See more at: http://www.radioworld.com/article/r...creases-in-the-uk/274444#sthash.SZObX6x5.dpuf
 
According to this RW news item, digital radio listening is actually increasing in the U.K. while analog radio listening is declining.

"Digital listening has increased by 6 percent year on year to 37.9 percent in the United Kingdom, according to new RAJAR data for the period ending in December 2014. The DAB platform also now accounts for 25.2 percent of all radio listening, it said."

It also said that DAB listening in the car grew by 29%. So who are you going to believe?


See more at: http://www.radioworld.com/article/r...creases-in-the-uk/274444#sthash.SZObX6x5.dpuf

It's important to remember that RAJAR counts streaming and audio fed by digital TV as 'digital listening' in the overall numbers, which skews things a bit. 25% of all radio listening to DAB is nothing to dismiss, though.

Another important bit is remembering how their different implementation has helped growth there, versus our spotty (so to speak) rollout in the US. Their multiplexes carry the same program selection across the country, and offer a mix of conventional analog rebroadcasts as well as unique content, and it's almost a certainty that the unique content is driving the growth among minority and niche listeners. I'm pretty certain that there are some areas that have been under-served by analog local broadcasts due to spectrum scarcity that have benefited from a DAB-only local radio source, too.

DAB is quickly becoming a standard feature in all but the lowest priced cars, so it should reach dashboard ubiquity in the eventual future.

In my opinion, the DAB rollout in the UK is the result of doing everything more or less right from the get-go, while the HD rollout in the US is by doing everything wrong. And the difference is, what…22%?
 
In my opinion, the DAB rollout in the UK is the result of doing everything more or less right from the get-go, while the HD rollout in the US is by doing everything wrong. And the difference is, what…22%?

There was a forced analog shutoff date which accounts for it's higher adoption rate in the UK but of course there has been substantial consumer backlash there against DAB to the tune of the analog shutoff date being postponed several times and now being shelved. This would have happened here also if the government had tried to force ibloc down our throats instead of it just floundering for years as it has been. Digital radio is not wanted anywhere even when the government tries to force it down consumers' throats. It is a technology looking for a reason to exist and so far none has been found for the average Joe, they couldn't care less.
 
There was a forced analog shutoff date which accounts for it's higher adoption rate in the UK but of course there has been substantial consumer backlash there against DAB to the tune of the analog shutoff date being postponed several times and now being shelved. This would have happened here also if the government had tried to force ibloc down our throats instead of it just floundering for years as it has been. Digital radio is not wanted anywhere even when the government tries to force it down consumers' throats. It is a technology looking for a reason to exist and so far none has been found for the average Joe, they couldn't care less.

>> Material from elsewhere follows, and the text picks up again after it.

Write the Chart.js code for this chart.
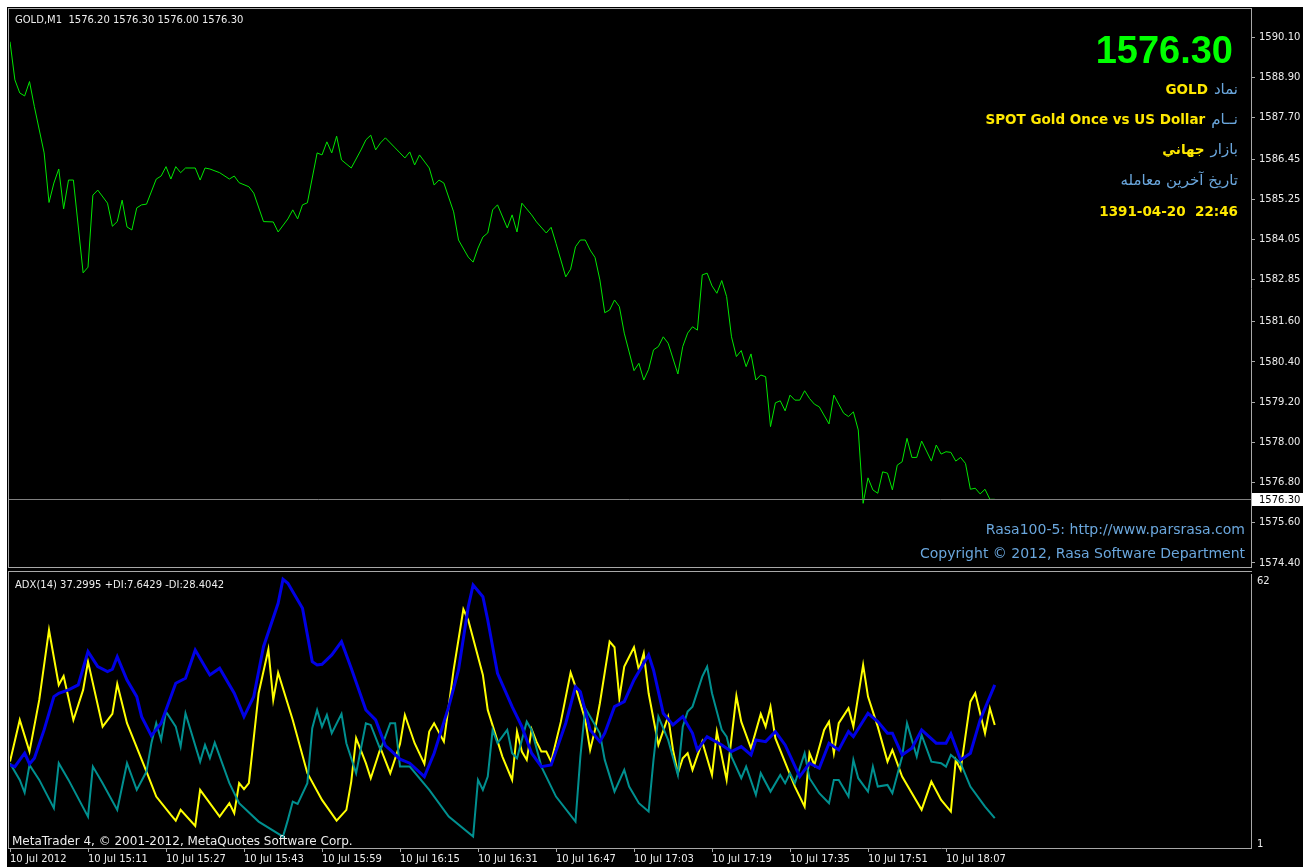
<!DOCTYPE html>
<html><head><meta charset="utf-8">
<script src="https://cdn.jsdelivr.net/npm/chart.js@4.4.1/dist/chart.umd.min.js"></script>
<style>
html,body{margin:0;padding:0;background:#fff;width:1303px;height:867px;overflow:hidden;}
#bg{position:absolute;left:7px;top:7px;width:1296px;height:860px;background:#000;}
canvas{position:absolute;left:0;}
#c1{top:0;}
#c2{top:570px;}
</style></head><body>
<div id="bg"></div>
<canvas id="c1" width="1303" height="570"></canvas>
<canvas id="c2" width="1303" height="297"></canvas>
<script>
// ---- data (x = minutes since 14:55, 10 Jul 2012, M1 bars) ----
const tickMinutes = [0,16,32,48,64,80,96,112,128,144,160,176,192];
const timeLabels = ["10 Jul 2012","10 Jul 15:11","10 Jul 15:27","10 Jul 15:43","10 Jul 15:59","10 Jul 16:15","10 Jul 16:31","10 Jul 16:47","10 Jul 17:03","10 Jul 17:19","10 Jul 17:35","10 Jul 17:51","10 Jul 18:07"];
const priceTicks = [1590.10,1588.90,1587.70,1586.45,1585.25,1584.05,1582.85,1581.60,1580.40,1579.20,1578.00,1576.80,1575.60,1574.40];
const lastPrice = 1576.30;

const priceMin = [0,1,2,3,4,5,7,8,9,10,11,12,13,15,16,17,18,20,21,22,23,24,25,26,27,28,30,31,32,33,34,35,36,38,39,40,41,43,45,46,47,49,50,52,54,55,57,58,59,60,61,63,64,65,66,67,68,70,72,73,74,75,76,77,79,80,81,82,83,84,86,87,88,89,91,92,94,95,96,97,98,99,100,102,103,104,105,107,108,110,111,112,114,115,116,117,118,119,120,121,122,123,124,125,126,128,129,130,131,132,133,134,135,137,138,139,140,141,142,143,144,145,146,147,148,149,150,151,152,153,154,155,156,157,158,159,160,161,162,163,164,165,166,168,169,170,171,172,173,174,175,176,177,178,179,180,181,182,183,184,185,186,187,189,190,191,192,193,194,195,196,197,198,199,200,201,202];
const priceVal = [1589.96,1588.82,1588.43,1588.34,1588.77,1588.02,1586.64,1585.16,1585.74,1586.16,1584.97,1585.83,1585.83,1583.06,1583.23,1585.38,1585.53,1585.14,1584.45,1584.59,1585.23,1584.43,1584.34,1585.00,1585.09,1585.11,1585.86,1585.95,1586.23,1585.86,1586.23,1586.05,1586.19,1586.19,1585.83,1586.19,1586.16,1586.05,1585.86,1585.95,1585.75,1585.63,1585.44,1584.59,1584.58,1584.28,1584.67,1584.94,1584.67,1585.09,1585.15,1586.64,1586.58,1586.97,1586.64,1587.14,1586.43,1586.19,1586.73,1587.03,1587.17,1586.73,1586.94,1587.09,1586.79,1586.64,1586.49,1586.67,1586.28,1586.58,1586.19,1585.68,1585.83,1585.74,1584.88,1584.04,1583.53,1583.38,1583.80,1584.13,1584.25,1584.94,1585.09,1584.40,1584.79,1584.28,1585.14,1584.79,1584.58,1584.25,1584.42,1583.94,1582.94,1583.17,1583.84,1584.04,1584.04,1583.74,1583.52,1582.85,1581.87,1581.95,1582.25,1582.05,1581.26,1580.14,1580.36,1579.86,1580.18,1580.76,1580.86,1581.15,1580.96,1580.04,1580.86,1581.26,1581.45,1581.35,1583.00,1583.05,1582.67,1582.45,1582.83,1582.35,1581.15,1580.56,1580.74,1580.26,1580.64,1579.86,1580.01,1579.96,1578.47,1579.18,1579.24,1578.94,1579.41,1579.26,1579.26,1579.54,1579.31,1579.14,1579.06,1578.55,1579.41,1579.14,1578.87,1578.77,1578.91,1578.37,1576.18,1576.94,1576.58,1576.48,1577.12,1577.08,1576.58,1577.32,1577.42,1578.12,1577.55,1577.55,1578.04,1577.44,1577.92,1577.65,1577.72,1577.70,1577.44,1577.55,1577.37,1576.60,1576.63,1576.46,1576.60,1576.30,1576.30];

const adxMin = [0,1,3,4,5,7,9,10,12,14,16,18,20,21,22,24,26,27,29,31,34,36,38,40,41,43,46,48,50,52,55,56,57,60,62,63,64,66,68,70,73,75,77,78,80,82,85,87,90,92,94,95,97,98,100,103,105,107,109,111,114,116,117,119,121,122,124,126,128,131,132,134,136,138,140,141,143,146,148,150,152,153,155,157,159,162,164,166,168,170,172,173,176,178,180,181,183,185,187,190,192,193,195,197,199,202];
const adxVal = [19.50,19.12,22.10,19.72,20.99,27.29,34.70,35.45,36.19,37.30,44.71,41.37,40.26,40.79,43.60,38.41,34.70,30.25,26.02,28.78,37.68,38.79,45.09,41.37,39.53,41.02,35.45,30.25,34.70,45.82,55.48,60.82,59.93,54.37,42.49,41.75,41.91,43.98,46.94,41.02,31.74,29.51,23.79,22.84,20.77,19.88,16.90,22.10,32.47,40.64,54.72,59.55,56.95,51.76,39.90,32.47,28.02,22.10,19.12,19.50,28.78,36.92,35.81,27.29,24.68,26.55,32.47,33.58,38.41,43.98,40.64,31.00,28.40,30.25,26.55,22.84,25.80,23.95,22.46,23.57,21.72,25.06,24.68,26.91,23.95,16.90,19.88,18.76,24.33,22.84,26.91,25.80,31.00,29.13,26.55,26.55,21.72,23.21,27.29,24.33,24.33,26.40,20.61,22.10,29.51,37.30];

const plusDiMin = [0,2,3,4,6,9,10,12,16,17,19,22,24,26,28,29,30,31,32,34,35,36,39,40,41,42,45,47,51,56,57,58,59,61,62,63,64,65,66,68,69,71,73,74,76,78,79,80,82,86,90,95,96,97,98,99,100,102,103,104,106,107,109,112,116,117,118,121,122,124,126,127,129,131,132,133,135,137,138,139,140,142,143,144,146,147,148,150,151,153,154,156,158,159,160,161,163,164,166,168,169,170,172,173,174,176,177,178,180,181,183,184,186,187,189,191,192,193,195,197,200,202];
const plusDiVal = [19.88,16.16,13.34,19.50,16.16,9.86,19.88,16.16,7.99,19.12,15.43,9.49,19.88,13.94,18.01,24.33,28.78,25.06,31.36,28.02,23.57,31.00,20.23,23.95,20.99,24.46,15.43,10.98,6.88,3.54,7.26,11.33,10.82,15.43,27.66,31.74,28.02,30.62,26.55,30.85,24.33,17.65,28.78,28.40,22.84,28.78,28.78,19.12,19.12,13.94,7.99,3.54,16.16,13.94,16.90,27.29,24.33,27.29,22.10,20.99,29.13,27.29,19.12,12.45,6.88,21.35,32.12,26.55,20.61,13.56,18.39,14.67,10.98,9.11,20.61,30.25,25.06,17.27,28.02,31.36,32.47,39.15,41.37,35.45,27.29,25.80,21.35,16.54,19.12,12.82,17.65,13.56,17.27,15.43,17.65,15.43,22.10,16.54,13.20,10.98,16.16,16.16,12.45,20.61,16.54,13.56,19.12,14.67,15.05,13.20,21.35,28.78,21.35,26.17,20.23,19.88,19.12,21.72,19.88,14.67,10.22,7.64];

const minusDiMin = [0,2,4,6,8,10,11,13,15,16,19,21,22,24,28,30,33,34,35,38,39,42,43,45,46,47,48,49,51,53,54,55,58,61,64,67,69,70,71,73,74,76,78,80,81,83,85,86,87,89,91,93,94,97,98,101,103,104,105,106,107,108,109,110,111,113,115,116,118,119,120,121,123,124,125,126,128,129,130,131,133,135,136,137,138,139,140,142,144,145,147,149,150,152,154,155,156,157,161,163,164,165,167,168,169,170,172,173,175,176,178,180,181,183,187,189,191,193,194,195,197,198,200,201,202];
const minusDiVal = [20.23,29.51,22.46,33.96,49.54,37.30,39.30,29.51,36.19,42.49,28.02,30.85,37.52,28.78,18.01,12.45,8.37,7.10,9.49,5.92,13.94,9.49,7.99,10.98,8.75,15.43,14.09,15.43,35.45,45.24,33.96,40.04,29.51,17.65,11.71,7.10,9.49,15.78,25.44,19.88,16.54,23.21,17.65,24.17,30.62,24.33,19.72,26.91,28.78,24.68,40.64,54.15,51.76,39.53,31.74,21.35,16.16,26.91,22.46,20.61,27.44,24.68,22.46,22.46,20.23,29.13,40.04,36.92,29.51,22.84,27.29,33.23,46.94,45.69,34.34,41.37,45.69,40.64,44.35,35.45,23.95,30.25,22.84,17.65,20.99,22.10,18.39,24.68,17.27,26.91,16.16,34.85,29.13,23.21,30.85,28.02,32.47,25.44,14.67,10.22,22.10,19.50,27.29,29.13,22.10,28.78,32.12,28.02,41.75,34.70,28.02,20.23,22.84,16.90,9.49,15.78,11.71,9.11,20.61,18.39,33.58,35.45,26.55,32.12,28.40];

// ---- layout constants ----
const X_MAX = (1251 - 10) / 4.875;
const FRAME = '#a8a8a8';
const TXT = '#ececec';
const INFO_BLUE = '#6aa6dc';
const INFO_YELLOW = '#ffe800';
const F = '"DejaVu Sans", Verdana, sans-serif';

function pts(xs, ys){ return xs.map((m,i)=>({x:m, y:ys[i]})); }

const mainOverlay = {
  id:'mainOverlay',
  afterDatasetsDraw(chart){
    const ctx = chart.ctx, ys = chart.scales.y;
    ctx.save();
    const py = Math.round(ys.getPixelForValue(lastPrice)) + 0.5;
    ctx.strokeStyle = '#808080'; ctx.lineWidth = 1;
    ctx.beginPath(); ctx.moveTo(8, py); ctx.lineTo(1251, py); ctx.stroke();
    ctx.restore();
  },
  afterDraw(chart){
    const ctx = chart.ctx, ys = chart.scales.y;
    ctx.save();
    // frame
    ctx.strokeStyle = FRAME; ctx.lineWidth = 1;
    ctx.beginPath();
    ctx.moveTo(8.5, 8); ctx.lineTo(8.5, 568);
    ctx.moveTo(8, 8.5); ctx.lineTo(1252, 8.5);
    ctx.moveTo(8, 567.5); ctx.lineTo(1252, 567.5);
    ctx.stroke();
    // last price box on axis
    const py = Math.round(ys.getPixelForValue(lastPrice));
    ctx.fillStyle = '#ffffff';
    ctx.fillRect(1252, py - 6, 51, 13);
    ctx.fillStyle = '#000000';
    ctx.font = '10px ' + F; ctx.textAlign = 'left'; ctx.textBaseline = 'middle';
    ctx.fillText(lastPrice.toFixed(2), 1259, py + 1);
    // header
    ctx.fillStyle = TXT; ctx.textBaseline = 'alphabetic';
    ctx.fillText('GOLD,M1  1576.20 1576.30 1576.00 1576.30', 15, 23);
    // big price
    ctx.textAlign = 'right';
    ctx.fillStyle = '#00ff00';
    ctx.font = 'bold 38px "Liberation Sans", Arial, sans-serif';
    ctx.fillText(lastPrice.toFixed(2), 1233, 63);
    // info lines
    const R = 1238;
    function pair(label, value, base){
      ctx.font = '15px ' + F; ctx.fillStyle = INFO_BLUE; ctx.textAlign = 'right';
      ctx.fillText(label, R, base);
      const w = ctx.measureText(label).width;
      if (value){
        ctx.font = 'bold 13.5px ' + F; ctx.fillStyle = INFO_YELLOW;
        ctx.fillText(value, R - w - 6, base);
      }
    }
    pair('نماد', 'GOLD', 94);
    pair('نــام', 'SPOT Gold Once vs US Dollar', 124);
    pair('بازار', 'جهاني', 154);
    pair('تاريخ آخرين معامله', null, 185);
    ctx.font = 'bold 13.5px ' + F; ctx.fillStyle = INFO_YELLOW; ctx.textAlign = 'right';
    ctx.fillText('1391-04-20  22:46', R, 216);
    // bottom right credits
    ctx.font = '14px ' + F; ctx.fillStyle = INFO_BLUE;
    ctx.fillText('Rasa100-5: http://www.parsrasa.com', 1245, 534);
    ctx.fillText('Copyright © 2012, Rasa Software Department', 1245, 558);
    ctx.restore();
  }
};

new Chart(document.getElementById('c1'), {
  type:'line',
  data:{datasets:[{data:pts(priceMin, priceVal), borderColor:'#00e600', borderWidth:1, pointRadius:0, tension:0, fill:false}]},
  options:{
    responsive:false, animation:false, events:[],
    layout:{padding:{left:10, top:9, right:0, bottom:3}},
    plugins:{legend:{display:false}, tooltip:{enabled:false}},
    scales:{
      x:{type:'linear', display:false, min:0, max:X_MAX},
      y:{position:'right', min:1574.279, max:1590.936,
        afterBuildTicks:s=>{ s.ticks = priceTicks.map(v=>({value:v})); },
        afterFit:s=>{ s.width = 52; s.paddingTop = 0; s.paddingBottom = 0; },
        grid:{drawOnChartArea:false, drawTicks:true, tickLength:4, color:FRAME},
        border:{display:true, color:FRAME},
        ticks:{autoSkip:false, color:TXT, padding:4, font:{family:'DejaVu Sans', size:10}, callback:v=>Number(v).toFixed(2)}
      }
    }
  },
  plugins:[mainOverlay]
});

const adxOverlay = {
  id:'adxOverlay',
  afterDraw(chart){
    const ctx = chart.ctx;
    ctx.save();
    ctx.strokeStyle = FRAME; ctx.lineWidth = 1;
    ctx.beginPath();
    ctx.moveTo(8, 1.5); ctx.lineTo(1252, 1.5);
    ctx.moveTo(8.5, 1); ctx.lineTo(8.5, 279);
    ctx.moveTo(8, 278.5); ctx.lineTo(11, 278.5);
    ctx.stroke();
    ctx.font = '10px ' + F; ctx.fillStyle = TXT; ctx.textAlign = 'left'; ctx.textBaseline = 'alphabetic';
    ctx.fillText('ADX(14) 37.2995 +DI:7.6429 -DI:28.4042', 15, 18);
    ctx.fillText('62', 1257, 14);
    ctx.fillText('1', 1257, 277);
    ctx.font = '12px ' + F;
    ctx.fillText('MetaTrader 4, © 2001-2012, MetaQuotes Software Corp.', 12, 275);
    ctx.restore();
  }
};

new Chart(document.getElementById('c2'), {
  type:'line',
  data:{datasets:[
    {label:'ADX', data:pts(adxMin, adxVal), borderColor:'#0000e6', borderWidth:3, pointRadius:0, tension:0, fill:false},
    {label:'+DI', data:pts(plusDiMin, plusDiVal), borderColor:'#009090', borderWidth:2, pointRadius:0, tension:0, fill:false},
    {label:'-DI', data:pts(minusDiMin, minusDiVal), borderColor:'#ffff00', borderWidth:2, pointRadius:0, tension:0, fill:false}
  ]},
  options:{
    responsive:false, animation:false, events:[],
    layout:{padding:{left:10, top:4, right:0, bottom:0}},
    plugins:{legend:{display:false}, tooltip:{enabled:false}},
    scales:{
      x:{type:'linear', min:0, max:X_MAX,
        afterBuildTicks:s=>{ s.ticks = tickMinutes.map(v=>({value:v})); },
        afterFit:s=>{ s.height = 19; s.paddingLeft = 0; s.paddingRight = 0; },
        grid:{drawOnChartArea:false, drawTicks:true, tickLength:4, color:FRAME},
        border:{display:true, color:FRAME},
        ticks:{align:'start', maxRotation:0, autoSkip:false, padding:1, color:TXT, font:{family:'DejaVu Sans', size:10}, callback:(v,i)=>timeLabels[i]}
      },
      y:{position:'right', min:1, max:62,
        afterFit:s=>{ s.width = 52; s.paddingTop = 0; s.paddingBottom = 0; },
        grid:{display:false},
        border:{display:true, color:FRAME},
        ticks:{display:false}
      }
    }
  },
  plugins:[adxOverlay]
});
</script>
</body></html>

Digital is irrelevant to that point. The average Joe no longer cares about radio, period.
 
Digital is irrelevant to that point. The average Joe no longer cares about radio, period.

Well I think they care to the point of that it's already here and that it works, I don't think they care about any new modulation schemes unless they totally turn radio on it's head and REALLY improve the listening experience which neither IBOC nor Dab do.
 
There was a forced analog shutoff date which accounts for it's higher adoption rate in the UK but of course there has been substantial consumer backlash there against DAB to the tune of the analog shutoff date being postponed several times and now being shelved. This would have happened here also if the government had tried to force ibloc down our throats instead of it just floundering for years as it has been. Digital radio is not wanted anywhere even when the government tries to force it down consumers' throats. It is a technology looking for a reason to exist and so far none has been found for the average Joe, they couldn't care less.

I've been to Europe many times over the past 6 years, including about five weeks ago, and can't recall any such backlash. I also remember doomsayers of the DTV conversion/analog sunset here in the US were claiming there would be a HUGE backlash of angry TV consumers who would rebel by not watching TV anymore, with estimated losses in the 20 million viewer range. I can tell you first hand, the rebellion and backlash never happened with TV either.